The Taste Croatia stand had some interesting things for sale. They had this thing that was like a chocolate spread and tasted a little bit like nutella.




Of course there were plenty of chocolate and dark chocolate stalls. Don't you just want to take a huge bite out of these chocolate chunks? Or play chocolate jenga (winner gets to eat it all...just an idea)?




There was even a restaurant where everything on its menu, from the starters through to the desserts, contained cacao. A place worth a visit for sure.
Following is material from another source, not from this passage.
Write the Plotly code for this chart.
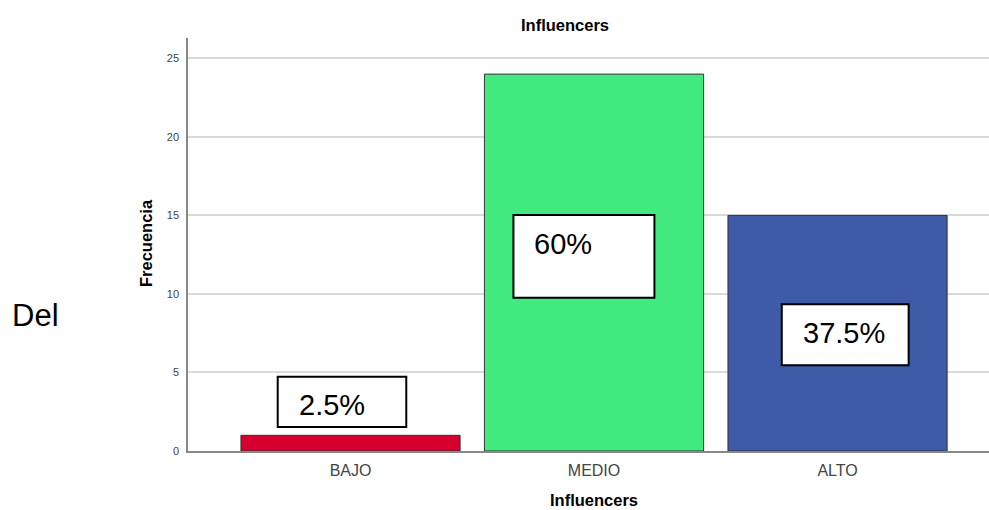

The chocolate shop that stood out for me, and is just on the boundaries of the market was Rabot, which seems to be some sort of subsidiary of Hotel Chocolat. It had that kind of feeling that evokes the plantains, and has a completely different aesthetic to Hotel Chocolat, which has a more clean and sleek look. Rabot, for me, was all about evoking the regions from where its cacao and dark chocolate products come from (think wooden flooring, wooden panelling, pieces of cacao scattered across shelves).
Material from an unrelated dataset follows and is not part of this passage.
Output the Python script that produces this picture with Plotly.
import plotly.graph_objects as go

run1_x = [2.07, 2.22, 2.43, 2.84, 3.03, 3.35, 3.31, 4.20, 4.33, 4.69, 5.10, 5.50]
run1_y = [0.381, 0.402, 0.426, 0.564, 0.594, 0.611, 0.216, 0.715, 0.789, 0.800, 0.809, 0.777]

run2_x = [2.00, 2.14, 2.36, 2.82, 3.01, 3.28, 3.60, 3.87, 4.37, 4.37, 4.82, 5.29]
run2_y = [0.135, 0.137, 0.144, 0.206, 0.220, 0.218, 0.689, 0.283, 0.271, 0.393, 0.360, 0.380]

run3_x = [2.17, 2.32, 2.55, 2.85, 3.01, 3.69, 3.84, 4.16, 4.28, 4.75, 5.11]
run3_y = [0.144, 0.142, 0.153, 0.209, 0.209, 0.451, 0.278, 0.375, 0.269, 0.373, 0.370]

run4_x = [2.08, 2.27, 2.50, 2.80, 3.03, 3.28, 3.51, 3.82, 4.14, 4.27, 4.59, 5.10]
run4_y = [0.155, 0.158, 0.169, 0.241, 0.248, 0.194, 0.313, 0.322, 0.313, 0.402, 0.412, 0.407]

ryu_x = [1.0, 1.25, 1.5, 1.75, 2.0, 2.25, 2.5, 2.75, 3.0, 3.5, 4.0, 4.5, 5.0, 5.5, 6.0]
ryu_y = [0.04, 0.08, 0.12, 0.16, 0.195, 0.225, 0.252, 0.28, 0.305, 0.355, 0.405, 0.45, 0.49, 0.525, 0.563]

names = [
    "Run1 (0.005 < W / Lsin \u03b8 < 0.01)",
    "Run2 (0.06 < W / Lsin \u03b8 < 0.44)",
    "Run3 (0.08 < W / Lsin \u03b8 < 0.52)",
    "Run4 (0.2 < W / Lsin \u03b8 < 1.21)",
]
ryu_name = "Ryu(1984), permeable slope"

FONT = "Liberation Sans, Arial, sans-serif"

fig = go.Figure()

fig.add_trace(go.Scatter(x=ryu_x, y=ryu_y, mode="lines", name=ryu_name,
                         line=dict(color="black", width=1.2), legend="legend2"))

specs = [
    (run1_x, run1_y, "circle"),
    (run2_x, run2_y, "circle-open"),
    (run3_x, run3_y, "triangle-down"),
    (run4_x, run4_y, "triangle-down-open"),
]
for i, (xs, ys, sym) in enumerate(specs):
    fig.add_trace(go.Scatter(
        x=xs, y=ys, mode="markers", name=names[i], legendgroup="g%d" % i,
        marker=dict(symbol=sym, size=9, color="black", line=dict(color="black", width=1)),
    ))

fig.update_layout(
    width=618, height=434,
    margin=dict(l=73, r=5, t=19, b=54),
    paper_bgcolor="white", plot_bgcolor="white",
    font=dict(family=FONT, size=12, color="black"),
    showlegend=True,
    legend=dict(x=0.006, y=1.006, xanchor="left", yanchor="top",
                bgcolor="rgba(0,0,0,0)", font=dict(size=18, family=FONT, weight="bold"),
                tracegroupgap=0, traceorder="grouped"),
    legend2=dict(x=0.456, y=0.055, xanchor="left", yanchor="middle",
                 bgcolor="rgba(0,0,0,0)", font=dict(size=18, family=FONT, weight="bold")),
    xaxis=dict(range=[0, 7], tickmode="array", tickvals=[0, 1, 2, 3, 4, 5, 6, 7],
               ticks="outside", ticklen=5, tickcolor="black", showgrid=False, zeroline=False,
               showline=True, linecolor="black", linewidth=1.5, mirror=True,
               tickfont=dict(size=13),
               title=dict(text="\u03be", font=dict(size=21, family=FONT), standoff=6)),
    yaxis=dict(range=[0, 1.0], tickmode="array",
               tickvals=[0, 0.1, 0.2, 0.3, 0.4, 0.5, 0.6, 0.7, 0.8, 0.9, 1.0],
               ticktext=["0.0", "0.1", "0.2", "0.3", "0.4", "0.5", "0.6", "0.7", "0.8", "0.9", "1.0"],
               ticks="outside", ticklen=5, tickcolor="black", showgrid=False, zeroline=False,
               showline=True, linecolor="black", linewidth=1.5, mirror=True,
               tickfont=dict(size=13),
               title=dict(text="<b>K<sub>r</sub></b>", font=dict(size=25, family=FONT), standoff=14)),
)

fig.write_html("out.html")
I succumbed to temptation and bought a pack of cacao nibs (can be used for smoothies, porridge, cookies, ice-cream, salads. roast lamb etc). When I opened the pack at home, it had that seductive smell of dark chocolate, and one nib was powerful in itself; crunchy yet the after notes were bitter with a great depth of flavour. Pure chocolate heaven. Every now and again, I just open the pack and take a sniff of it. Call me odd, but the aroma is just so addictive.




I had a great time in Borough Market. I am definitely coming here again; there were just so many foods and drinks I wanted to try. And, actually, because of the huge variety, I think it would be a cool place to go to on a date.

Anyway, I am most definitely going to Borough Market with my mum so that we can go all out on buying fruit and veg. The farmers' market we usually buy our fruit and & veg from has a completely different atmosphere. Borough Market's atmosphere draws you in and you just don't want to leave.

This isn't a market just for tourists to enjoy. It is for everyone.

Happy 1000th Birthday, Borough Market!